▶ WHAT IS EXPECTED: Transcribe the listing exactly, leaving out every picture.

▶ INFORMATION SUPPLIED:
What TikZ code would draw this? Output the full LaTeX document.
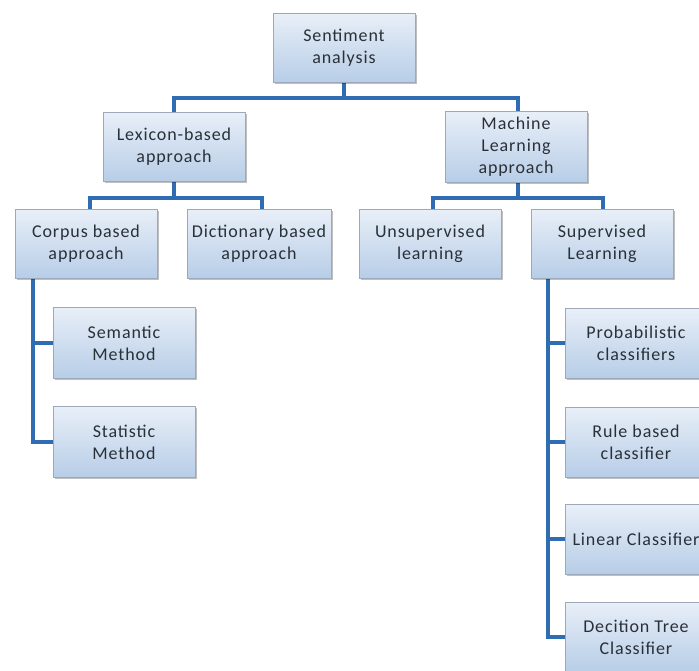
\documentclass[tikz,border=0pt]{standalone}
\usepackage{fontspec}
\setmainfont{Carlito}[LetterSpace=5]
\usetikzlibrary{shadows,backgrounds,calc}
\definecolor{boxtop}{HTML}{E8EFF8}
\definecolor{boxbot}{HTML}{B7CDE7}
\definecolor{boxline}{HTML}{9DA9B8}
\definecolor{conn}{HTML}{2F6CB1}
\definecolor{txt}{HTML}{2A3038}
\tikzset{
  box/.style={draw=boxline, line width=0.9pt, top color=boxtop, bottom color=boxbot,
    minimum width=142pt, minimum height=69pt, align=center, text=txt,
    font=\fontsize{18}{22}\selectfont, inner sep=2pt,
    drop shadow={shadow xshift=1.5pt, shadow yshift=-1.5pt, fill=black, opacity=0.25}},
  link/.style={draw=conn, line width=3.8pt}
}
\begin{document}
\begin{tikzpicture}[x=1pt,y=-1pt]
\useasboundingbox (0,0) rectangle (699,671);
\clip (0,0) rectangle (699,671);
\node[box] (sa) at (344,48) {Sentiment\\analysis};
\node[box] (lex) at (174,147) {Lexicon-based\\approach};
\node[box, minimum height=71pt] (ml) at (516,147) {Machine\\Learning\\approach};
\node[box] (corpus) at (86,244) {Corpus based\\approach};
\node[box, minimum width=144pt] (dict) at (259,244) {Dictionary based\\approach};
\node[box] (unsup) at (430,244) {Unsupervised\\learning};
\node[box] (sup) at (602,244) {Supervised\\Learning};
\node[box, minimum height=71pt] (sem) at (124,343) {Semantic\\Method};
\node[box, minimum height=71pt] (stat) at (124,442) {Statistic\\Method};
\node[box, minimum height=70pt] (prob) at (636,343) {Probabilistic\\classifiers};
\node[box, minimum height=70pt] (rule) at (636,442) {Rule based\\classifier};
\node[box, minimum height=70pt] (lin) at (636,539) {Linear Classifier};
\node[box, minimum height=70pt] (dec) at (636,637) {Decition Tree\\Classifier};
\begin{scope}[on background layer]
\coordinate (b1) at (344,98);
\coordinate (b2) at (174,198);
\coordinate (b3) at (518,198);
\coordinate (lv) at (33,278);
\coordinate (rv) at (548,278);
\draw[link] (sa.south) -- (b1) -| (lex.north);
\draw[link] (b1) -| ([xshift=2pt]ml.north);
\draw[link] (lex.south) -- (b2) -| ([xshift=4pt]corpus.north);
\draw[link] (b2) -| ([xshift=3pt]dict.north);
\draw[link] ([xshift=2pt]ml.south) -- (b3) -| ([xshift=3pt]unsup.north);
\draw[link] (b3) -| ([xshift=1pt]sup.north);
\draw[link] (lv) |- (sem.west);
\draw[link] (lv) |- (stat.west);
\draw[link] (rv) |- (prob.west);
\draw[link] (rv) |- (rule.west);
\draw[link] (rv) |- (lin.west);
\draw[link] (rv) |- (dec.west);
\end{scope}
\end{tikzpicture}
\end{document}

▶ RESULT:
What TikZ code would draw this? Output the full LaTeX document.
\documentclass[tikz,border=0pt]{standalone}
\usepackage{fontspec}
\setmainfont{Carlito}[LetterSpace=5]
\usetikzlibrary{shadows,backgrounds,calc}
\definecolor{boxtop}{HTML}{E8EFF8}
\definecolor{boxbot}{HTML}{B7CDE7}
\definecolor{boxline}{HTML}{9DA9B8}
\definecolor{conn}{HTML}{2F6CB1}
\definecolor{txt}{HTML}{2A3038}
\tikzset{
  box/.style={draw=boxline, line width=0.9pt, top color=boxtop, bottom color=boxbot,
    minimum width=142pt, minimum height=69pt, align=center, text=txt,
    font=\fontsize{18}{22}\selectfont, inner sep=2pt,
    drop shadow={shadow xshift=1.5pt, shadow yshift=-1.5pt, fill=black, opacity=0.25}},
  link/.style={draw=conn, line width=3.8pt}
}
\begin{document}
\begin{tikzpicture}[x=1pt,y=-1pt]
\useasboundingbox (0,0) rectangle (699,671);
\clip (0,0) rectangle (699,671);
\node[box] (sa) at (344,48) {Sentiment\\analysis};
\node[box] (lex) at (174,147) {Lexicon-based\\approach};
\node[box, minimum height=71pt] (ml) at (516,147) {Machine\\Learning\\approach};
\node[box] (corpus) at (86,244) {Corpus based\\approach};
\node[box, minimum width=144pt] (dict) at (259,244) {Dictionary based\\approach};
\node[box] (unsup) at (430,244) {Unsupervised\\learning};
\node[box] (sup) at (602,244) {Supervised\\Learning};
\node[box, minimum height=71pt] (sem) at (124,343) {Semantic\\Method};
\node[box, minimum height=71pt] (stat) at (124,442) {Statistic\\Method};
\node[box, minimum height=70pt] (prob) at (636,343) {Probabilistic\\classifiers};
\node[box, minimum height=70pt] (rule) at (636,442) {Rule based\\classifier};
\node[box, minimum height=70pt] (lin) at (636,539) {Linear Classifier};
\node[box, minimum height=70pt] (dec) at (636,637) {Decition Tree\\Classifier};
\begin{scope}[on background layer]
\coordinate (b1) at (344,98);
\coordinate (b2) at (174,198);
\coordinate (b3) at (518,198);
\coordinate (lv) at (33,278);
\coordinate (rv) at (548,278);
\draw[link] (sa.south) -- (b1) -| (lex.north);
\draw[link] (b1) -| ([xshift=2pt]ml.north);
\draw[link] (lex.south) -- (b2) -| ([xshift=4pt]corpus.north);
\draw[link] (b2) -| ([xshift=3pt]dict.north);
\draw[link] ([xshift=2pt]ml.south) -- (b3) -| ([xshift=3pt]unsup.north);
\draw[link] (b3) -| ([xshift=1pt]sup.north);
\draw[link] (lv) |- (sem.west);
\draw[link] (lv) |- (stat.west);
\draw[link] (rv) |- (prob.west);
\draw[link] (rv) |- (rule.west);
\draw[link] (rv) |- (lin.west);
\draw[link] (rv) |- (dec.west);
\end{scope}
\end{tikzpicture}
\end{document}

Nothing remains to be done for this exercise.